Title: The Invincible Summer of Juniper Jones
Author: Daven McQueen
Genre: YA
Rating: 4.5 out of 5
It’s the summer of 1955. For Ethan Harper, a biracial kid raised mostly by his white father, race has always been a distant conversation. When he’s sent to spend the summer with his aunt and uncle in small-town Alabama, his Blackness is suddenly front and center, and no one is shy about making it known he’s not welcome there. Except for Juniper Jones. The town’s resident oddball and free spirit, she’s everything the townspeople aren’t—open, kind, and full of acceptance.
Armed with two bikes and an unlimited supply of root beer floats, Ethan and Juniper set out to find their place in a town that’s bent on rejecting them.
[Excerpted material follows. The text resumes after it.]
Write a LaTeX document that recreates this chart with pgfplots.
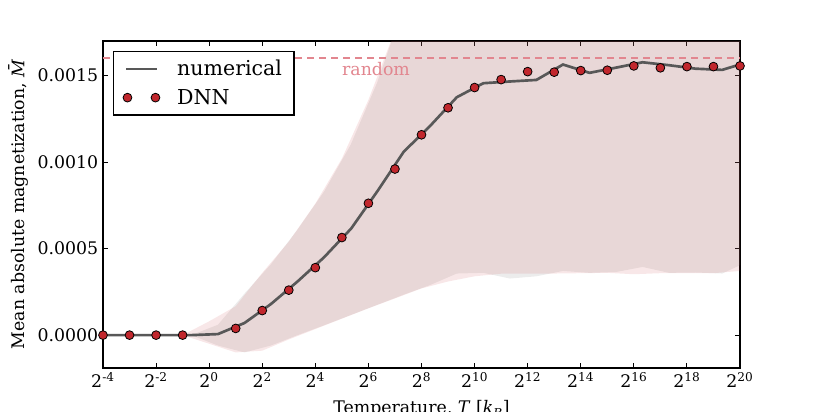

As Ethan is confronted for the first time by what it means to be Black in America, Juniper tries to help him see the beauty in even the ugliest reality, and that even the darkest days can give rise to an invincible summer.
This is an excellent read! I was by turns horrified (by people’s treatment of Ethan) and enchanted (by Juniper and her personality) throughout the entire book. I’m sure the portrayal of life in small-town Alabama in 1955 is accurate. Sadly. But it’s interesting to see how far we’ve come as a society—and how far we still have to go.
Juniper is such a quirky, spirited character, and I enjoyed her antics so much! It was sad seeing Ethan’s realization of how life in Alabama was different from what he’d known. I loved this read!
Daven McQueen lives in Boston. The Invincible Summer of Juniper Jones is her new novel.
(Galley courtesy of Wattpad Books in exchange for an honest review.)